'''
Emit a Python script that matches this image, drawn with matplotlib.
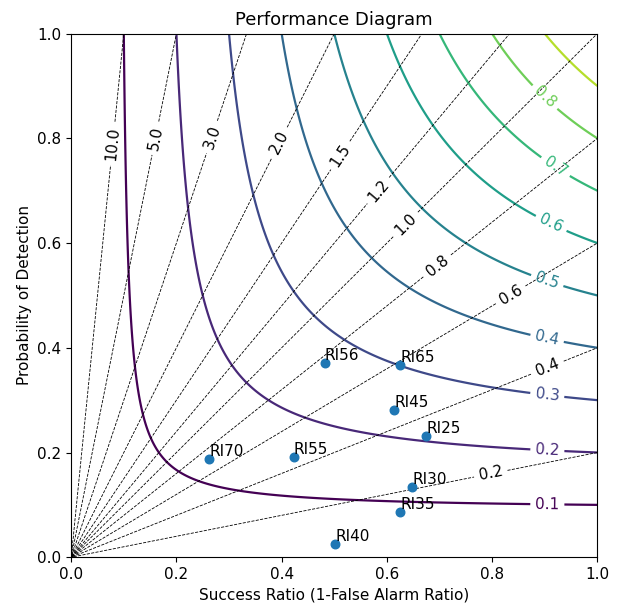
import matplotlib
matplotlib.use("Agg")
import matplotlib.pyplot as plt
import numpy as np

# verification points (success ratio, probability of detection)
NAMES = ["RI25", "RI30", "RI35", "RI40", "RI45", "RI55", "RI56", "RI65", "RI70"]
SR = [0.675, 0.648, 0.625, 0.502, 0.614, 0.423, 0.482, 0.625, 0.262]
POD = [0.231, 0.135, 0.086, 0.025, 0.282, 0.191, 0.370, 0.368, 0.188]

CSI_LEVELS = [0.1, 0.2, 0.3, 0.4, 0.5, 0.6, 0.7, 0.8, 0.9, 1.0]
BIAS_LEVELS = [0.2, 0.4, 0.6, 0.8, 1.0, 1.2, 1.5, 2.0, 3.0, 5.0, 10.0]

# label anchor spots (nearest point on each contour is used)
CSI_LABEL_POS = [(0.905, 0.103), (0.905, 0.204), (0.905, 0.311), (0.905, 0.42),
                 (0.905, 0.529), (0.913, 0.639), (0.92, 0.745), (0.897, 0.875)]
BIAS_LABEL_POS = [(0.797, 0.162), (0.905, 0.365), (0.835, 0.502), (0.698, 0.555),
                  (0.633, 0.639), (0.584, 0.70), (0.515, 0.765), (0.40, 0.79),
                  (0.275, 0.80), (0.161, 0.80), (0.081, 0.79)]

plt.rcParams["font.size"] = 11

fig = plt.figure(figsize=(6.19, 6.11), dpi=100)
ax = fig.add_axes([0.115, 0.088, 0.85, 0.857])

g = np.linspace(0.001, 1.0, 500)
sr_g, pod_g = np.meshgrid(g, g)
csi = 1.0 / (1.0 / sr_g + 1.0 / pod_g - 1.0)
bias = pod_g / sr_g

cs = ax.contour(sr_g, pod_g, csi, levels=CSI_LEVELS, cmap="viridis", linewidths=1.6)
ax.clabel(cs, fmt="%1.1f", fontsize=11, manual=CSI_LABEL_POS, inline=True)

bs = ax.contour(sr_g, pod_g, bias, levels=BIAS_LEVELS, colors="k",
                linestyles="dashed", linewidths=0.6)
ax.clabel(bs, fmt="%1.1f", fontsize=11, manual=BIAS_LABEL_POS, inline=True)

ax.scatter(SR, POD, s=38, color="#1f77b4", zorder=5)
for name, x, y in zip(NAMES, SR, POD):
    ax.text(x, y, name, fontsize=11, ha="left", va="bottom", zorder=6)

ax.set_xlim(0, 1)
ax.set_ylim(0, 1)
ax.set_xlabel("Success Ratio (1-False Alarm Ratio)")
ax.set_ylabel("Probability of Detection")
ax.set_title("Performance Diagram", fontsize=13)

fig.savefig("out.png", dpi=100)
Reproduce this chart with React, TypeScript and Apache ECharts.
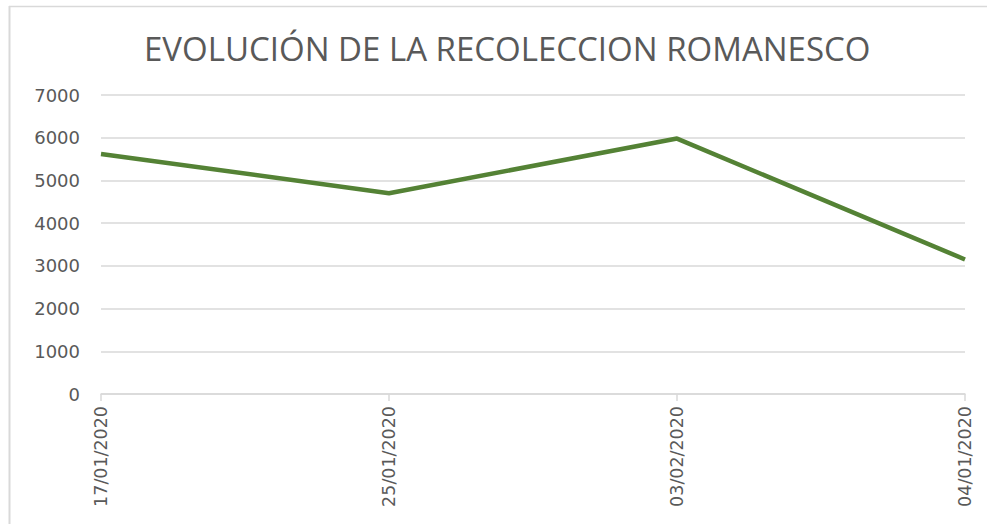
import React, { useEffect, useRef } from "react";
import * as echarts from "echarts";

const categories = ["17/01/2020", "25/01/2020", "03/02/2020", "04/01/2020"];
const values = [5620, 4700, 5980, 3150];
const title = "EVOLUCIÓN DE LA RECOLECCION ROMANESCO";

export default function App() {
  const ref = useRef<HTMLDivElement>(null);
  useEffect(() => {
    const chart = echarts.init(ref.current!, null, { renderer: "svg" });
    chart.setOption({
      animation: false,
      backgroundColor: "#ffffff",
      title: {
        text: title,
        left: 139,
        top: 27,
        textStyle: {
          fontFamily: "Open Sans, sans-serif",
          fontWeight: "normal",
          fontSize: 33,
          color: "#595959",
        },
      },
      grid: { left: 101, right: 22, top: 95, bottom: 130, containLabel: false },
      xAxis: {
        type: "category",
        data: categories,
        boundaryGap: false,
        axisLine: { lineStyle: { color: "#d9d9d9", width: 1.5 } },
        axisTick: { show: true, alignWithLabel: true, length: 7, lineStyle: { color: "#d9d9d9", width: 1.5 } },
        axisLabel: {
          rotate: 90,
          margin: 12,
          fontSize: 17.5,
          color: "#595959",
          fontFamily: "DejaVu Sans, sans-serif",
        },
      },
      yAxis: {
        type: "value",
        min: 0,
        max: 7000,
        interval: 1000,
        axisLine: { show: false },
        axisTick: { show: false },
        splitLine: { lineStyle: { color: "#d9d9d9", width: 1.5 } },
        axisLabel: {
          margin: 21,
          fontSize: 18,
          color: "#595959",
          fontFamily: "DejaVu Sans, sans-serif",
          formatter: (v: number) => String(v),
        },
      },
      series: [
        {
          type: "line",
          data: values,
          symbol: "none",
          lineStyle: { color: "#548235", width: 4.5 },
        },
      ],
      graphic: [
        {
          type: "line",
          shape: { x1: 9, y1: 6.5, x2: 987, y2: 6.5 },
          style: { stroke: "#d9d9d9", lineWidth: 1.5 },
          silent: true,
        },
        {
          type: "line",
          shape: { x1: 9.5, y1: 6, x2: 9.5, y2: 524 },
          style: { stroke: "#d9d9d9", lineWidth: 2 },
          silent: true,
        },
      ],
    });
    return () => chart.dispose();
  }, []);
  return <div ref={ref} style={{ width: 987, height: 524, position: "absolute", left: 0, top: 0 }} />;
}
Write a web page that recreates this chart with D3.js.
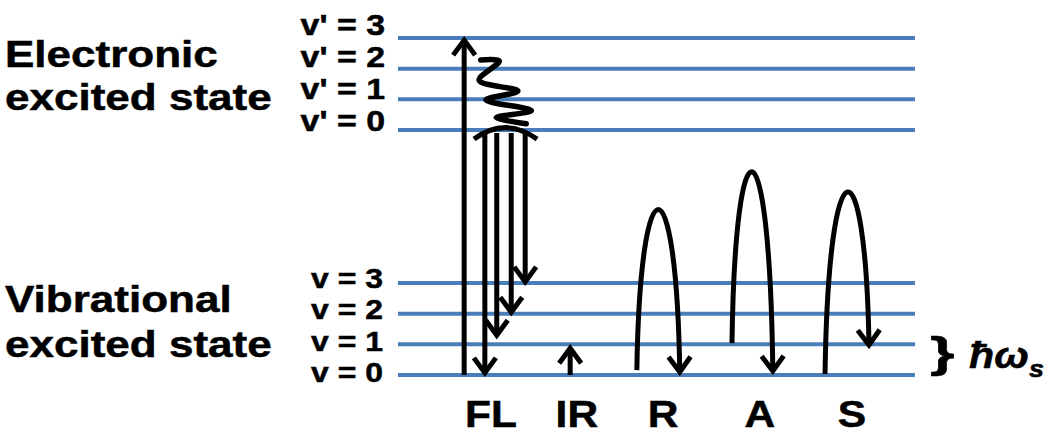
<!DOCTYPE html>
<html>
<head>
<meta charset="utf-8">
<script src="https://cdn.jsdelivr.net/npm/d3@7"></script>
<style>
  body { margin: 0; background: #fff; }
  svg text { font-family: "Liberation Sans", Arial, sans-serif; font-weight: bold; fill: #000; stroke: #000; stroke-width: 0.5px; }
</style>
</head>
<body>
<div id="chart"></div>
<script>
// energy levels (units of one ground vibrational quantum)
var groundEnergy = [0, 1, 2, 3];
var excitedEnergy = [8, 9, 10, 11];
var groundLabels = ["v = 0", "v = 1", "v = 2", "v = 3"];
var excitedLabels = ["v' = 0", "v' = 1", "v' = 2", "v' = 3"];

// processes along the levels (x in % of level width)
var processNames = ["FL", "IR", "R", "A", "S"];
var processX = [18.0, 34.6, 51.3, 70.0, 87.8];

// FL: absorption, relaxation squiggle, dome, emission
var absorbX = 12.8, absorbFrom = 0, absorbTo = 10.93;
var squiggleX = [16.0, 19.6, 15.7, 23.2, 17.0, 25.8, 19.0, 24.8];
var squiggleE = [10.28, 10.25, 9.62, 9.27, 8.98, 8.63, 8.40, 8.2];
var domeX = [14.7, 20.7, 26.9];
var domeE = [7.70, 8.45, 7.70];
var emitX = [16.8, 19.1, 21.9, 24.6];
var emitFrom = 7.9;
var emitTo = [0.07, 1.3, 2.05, 3.04];

// IR
var irX = 33.3, irFrom = 0, irTo = 0.87;

// R, A, S arches
var archX0 = [46.2, 64.6, 82.6];
var archX1 = [54.5, 72.5, 91.1];
var archE0 = [0.16, 1.04, 0.03];
var archE1 = [0.1, 0.13, 0.98];
var archPeak = [5.4, 6.63, 5.97];

var width = 1053, height = 435;
var blue = "#4a7ebb";

var svg = d3.select("#chart").append("svg")
            .attr("width", width)
            .attr("height", height);

var x = d3.scaleLinear().domain([0, 100]).range([398, 915]);
var y = d3.scaleLinear().domain([0, 11]).range([375, 38]);

// arrow head marker
svg.append("defs").append("marker")
   .attr("id", "head")
   .attr("markerUnits", "userSpaceOnUse")
   .attr("viewBox", "-22 -16 30 32")
   .attr("markerWidth", 30)
   .attr("markerHeight", 32)
   .attr("refX", 0)
   .attr("refY", 0)
   .attr("orient", "auto")
   .append("path")
   .attr("d", "M-15,-11 L0,0 L-15,11")
   .attr("fill", "none")
   .attr("stroke", "#000")
   .attr("stroke-width", 5);

// level lines
var levels = groundEnergy.concat(excitedEnergy);
svg.selectAll("line.level").data(levels).enter().append("line")
   .attr("class", "level")
   .attr("x1", x(0)).attr("x2", x(100))
   .attr("y1", d => y(d)).attr("y2", d => y(d))
   .attr("stroke", blue)
   .attr("stroke-width", 4);

// level labels (right aligned, stretched a little)
var exLabelY = d3.scaleLinear().domain([0, 3]).range([131, 35]);
var grLabelY = d3.scaleLinear().domain([0, 3]).range([382, 288]);

function stretchText(sel, sx) {
  return sel.attr("transform", function(d) {
    return `translate(${d.x},${d.y}) scale(${sx},1)`;
  });
}

stretchText(svg.selectAll("text.exlab").data(excitedLabels.map((t, i) => ({t: t, x: 385, y: exLabelY(i)})))
   .enter().append("text")
   .attr("class", "exlab")
   .attr("text-anchor", "end")
   .attr("font-size", 30)
   .text(d => d.t), 1.13);

stretchText(svg.selectAll("text.grlab").data(groundLabels.map((t, i) => ({t: t, x: 383, y: grLabelY(i)})))
   .enter().append("text")
   .attr("class", "grlab")
   .attr("text-anchor", "end")
   .attr("font-size", 28)
   .text(d => d.t), 1.14);

// state titles
var titles = [
  {t: "Electronic", x: 5, y: 67},
  {t: "excited state", x: 5, y: 110},
  {t: "Vibrational", x: 5, y: 312},
  {t: "excited state", x: 5, y: 357}
];
stretchText(svg.selectAll("text.title").data(titles).enter().append("text")
   .attr("class", "title")
   .attr("font-size", 37)
   .text(d => d.t), 1.19);

// process names
stretchText(svg.selectAll("text.proc").data(processNames.map((t, i) => ({t: t, x: x(processX[i]), y: 427})))
   .enter().append("text")
   .attr("class", "proc")
   .attr("text-anchor", "middle")
   .attr("font-size", 37)
   .text(d => d.t), 1.15);

var ink = svg.append("g")
             .attr("fill", "none")
             .attr("stroke", "#000")
             .attr("stroke-width", 5);

// FL absorption
ink.append("line")
   .attr("x1", x(absorbX)).attr("x2", x(absorbX))
   .attr("y1", y(absorbFrom)).attr("y2", y(absorbTo))
   .attr("marker-end", "url(#head)");

// vibrational relaxation squiggle
var squig = d3.line().x(d => x(d[0])).y(d => y(d[1])).curve(d3.curveCatmullRom.alpha(0.5));
ink.append("path")
   .attr("d", squig(d3.zip(squiggleX, squiggleE)))
   .attr("stroke-width", 5.5)
   .attr("stroke-linecap", "round")
   .attr("stroke-linejoin", "round");

// dome
var dp = d3.path();
dp.moveTo(x(domeX[0]), y(domeE[0]));
dp.quadraticCurveTo(x(domeX[1]), y(domeE[1]), x(domeX[2]), y(domeE[2]));
ink.append("path").attr("d", dp.toString());

// emission arrows
ink.selectAll("line.emit").data(d3.zip(emitX, emitTo)).enter().append("line")
   .attr("class", "emit")
   .attr("x1", d => x(d[0])).attr("x2", d => x(d[0]))
   .attr("y1", y(emitFrom)).attr("y2", d => y(d[1]))
   .attr("marker-end", "url(#head)");

// IR
ink.append("line")
   .attr("x1", x(irX)).attr("x2", x(irX))
   .attr("y1", y(irFrom)).attr("y2", y(irTo))
   .attr("marker-end", "url(#head)");

// Raman-type arches
var arches = archX0.map((v, i) => ({x0: v, x1: archX1[i], e0: archE0[i], e1: archE1[i], p: archPeak[i]}));
ink.selectAll("path.arch").data(arches).enter().append("path")
   .attr("class", "arch")
   .attr("d", function(d) {
     var X0 = x(d.x0), X1 = x(d.x1), Y0 = y(d.e0), Y1 = y(d.e1), P = y(d.p);
     var w = X1 - X0;
     var c = (P - 0.125 * (Y0 + Y1)) / 0.75;
     var p = d3.path();
     p.moveTo(X0, Y0);
     p.bezierCurveTo(X0 + 0.08 * w, c, X1 - 0.08 * w, c, X1, Y1);
     return p.toString();
   })
   .attr("marker-end", "url(#head)");

// spacing brace and label
svg.append("text")
   .attr("transform", "translate(930,367) scale(1.5,1)")
   .attr("font-size", 42)
   .attr("stroke-width", 1.2)
   .text("}");

var hw = svg.append("text")
            .attr("transform", "translate(969,368) scale(1.12,1)")
            .attr("font-size", 37)
            .attr("font-style", "italic");
hw.append("tspan").text("ħω");
hw.append("tspan").attr("font-size", 24).attr("dy", 9).text("s");
</script>
</body>
</html>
'''
WRITTEN REQUEST: Look above for every line with the word "React" and copy it.

ANSWER BELOW:
Reproduce this chart with React, TypeScript and Apache ECharts.
import React, { useEffect, useRef } from "react";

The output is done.